Asset-class playbook for the week ahead
- Rates:
- CPI‑led upside surprise risk: Bearish front end; watch for curve flattening and higher real yields.
- CPI‑led downside surprise risk: Bullish front end; scope for modest steepening if growth remains resilient.
- Equities:
- Lower yields path: Favors long-duration growth, secular tech, and higher-multiple quality.
- Higher yields path: Rotations toward value, cash‑flow generative cyclicals, and select financials.
- Soft growth without inflation pressure: Defensives and quality factors tend to outperform.
- Credit:
- IG: Primary supply conditions and concessions inform secondary spread direction.
- HY: Most sensitive to growth and refinancing windows; dispersion likely to widen with earnings.
- Dollar/Commodities:
- Dollar higher with rates: Headwind for commodities and multinationals’ earnings translation.
- Dollar lower with softer inflation: Tailwind for commodities and EM risk sentiment.
- Volatility:
- Event clustering argues for active hedging around data time windows; vol likely mean‑reverts post‑release absent new shocks.
What to watch in the data
- Core services ex‑housing: Evidence of cooling would bolster confidence in disinflation durability.
- Shelter measures: Direction of rents and owners’ equivalent rent, given their weight in core inflation.
- Retail control group: Real spending momentum, inventory balance, and discounting behavior.
- Labor: Hours worked and wage metrics for signals on income growth and margin pressures.
- Financial conditions: The combined effect of rates, credit spreads, equities, and the dollar on growth outlook.
Risks and alternative paths
- Inflation re‑acceleration: Energy or services surprises delay easing, reprice term structure, and compress equity multiples.
- Growth air pocket: Rapid demand cooling widens credit spreads and steepens rate‑cut expectations, supporting duration but challenging cyclicals.
- Supply and liquidity: Heavier Treasury supply or weak auction demand can cheapen the long end and pressure risk assets.
- Earnings dispersion: Higher idiosyncratic volatility around results favors stock selection over broad beta.

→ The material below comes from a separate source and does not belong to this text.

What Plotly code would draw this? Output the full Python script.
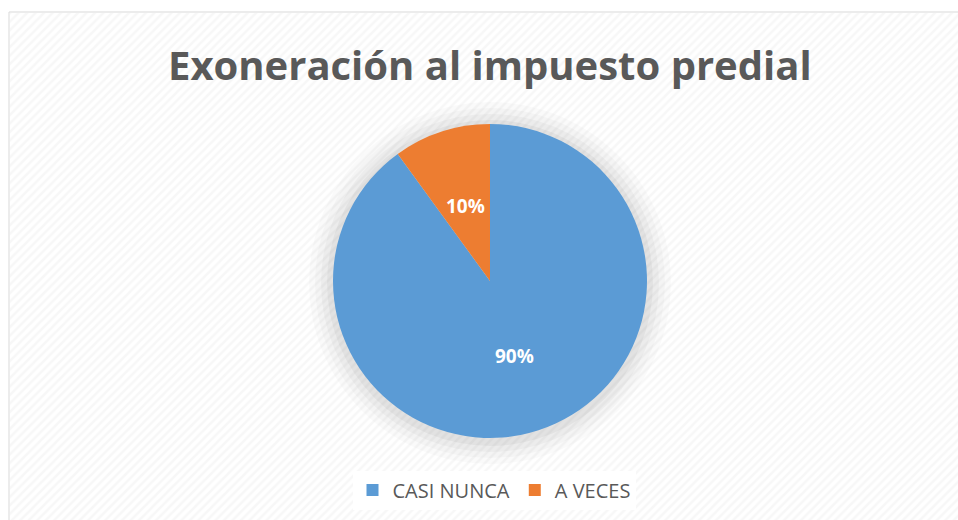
import plotly.graph_objects as go
import math

labels = ["CASI NUNCA", "A VECES"]
values = [90, 10]
colors = ["#5B9BD5", "#ED7D31"]
title_text = "Exoneración al impuesto predial"

W, H = 958, 520
cx, cy, r = 490, 281, 157

fig = go.Figure()

# hatched background via pattern-filled scatter on hidden axes (transparent base so shadow shows)
fig.add_trace(go.Scatter(
    x=[0, 1, 1, 0, 0], y=[0, 0, 1, 1, 0], mode="lines", fill="toself",
    line=dict(width=0), fillcolor="rgba(0,0,0,0)",
    fillpattern=dict(shape="/", fgcolor="rgba(0,0,0,0.065)", bgcolor="rgba(0,0,0,0)", size=6, solidity=0.4),
    hoverinfo="skip", showlegend=False, xaxis="x", yaxis="y"))

fig.add_trace(go.Pie(
    labels=labels, values=values, sort=False, direction="clockwise", rotation=0,
    marker=dict(colors=colors, line=dict(width=0)),
    textinfo="none",
    domain=dict(x=[(cx - r) / W, (cx + r) / W], y=[1 - (cy + r) / H, 1 - (cy - r) / H]),
    hoverinfo="label+percent",
))

total = sum(values)
annotations = [dict(text="<b>" + title_text + "</b>", x=490 / W, y=1 - 64 / H, xref="paper", yref="paper",
                    xanchor="center", yanchor="middle", showarrow=False,
                    font=dict(family="Open Sans", size=40, color="#595959"))]
start = 0.0
for lab, v in zip(labels, values):
    frac = v / total
    mid = (start + frac / 2) * 2 * math.pi
    px = cx + 0.5 * r * math.sin(mid)
    py = cy - 0.5 * r * math.cos(mid)
    annotations.append(dict(text="<b>%d%%</b>" % round(frac * 100), x=px / W, y=1 - py / H,
                            xref="paper", yref="paper", xanchor="center", yanchor="middle",
                            showarrow=False, font=dict(family="Open Sans", size=19, color="white")))
    start += frac

shapes = []
for k, a in [(24, 0.02), (18, 0.025), (12, 0.03), (6, 0.04)]:
    rr = r + k
    shapes.append(dict(type="circle", xref="paper", yref="paper", layer="below",
                       x0=(cx - rr) / W, x1=(cx + rr) / W, y0=1 - (cy + 2 + rr) / H, y1=1 - (cy + 2 - rr) / H,
                       fillcolor="rgba(0,0,0,%g)" % a, line=dict(width=0)))
shapes.append(dict(type="rect", xref="paper", yref="paper", x0=9 / W, x1=1.01, y0=-0.01, y1=1 - 12 / H,
                   line=dict(color="#d9d9d9", width=1)))

fig.update_layout(
    width=W, height=H, margin=dict(l=0, r=0, t=0, b=0),
    paper_bgcolor="white", plot_bgcolor="rgba(0,0,0,0)",
    xaxis=dict(visible=False, range=[0, 1], domain=[10 / W, 1], fixedrange=True),
    yaxis=dict(visible=False, range=[0, 1], domain=[0, 1 - 13 / H], fixedrange=True),
    showlegend=True,
    legend=dict(orientation="h", x=494 / W, xanchor="center", y=1 - 490 / H, yanchor="middle",
                bgcolor="white", font=dict(family="Open Sans", size=20, color="#595959"),
                itemwidth=30, traceorder="normal"),
    annotations=annotations,
    shapes=shapes,
)

fig.write_html("out.html", config={"displayModeBar": False},
               post_script="document.body.style.margin='0';")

- Exogenous shocks: Geopolitical or regulatory developments can overwhelm near-term macro signals.
Bottom line
Into a dense mid‑month data window, U.S. assets remain tightly coupled to the inflation-growth-policy triad. The immediate market tone will hinge on whether upcoming releases reinforce a “soft disinflation” glide path or revive concerns about sticky prices or flagging demand. Expect rotations across duration, factor leadership, and credit risk premia to track those outcomes, with liquidity around data drops and auction windows shaping the amplitude of moves.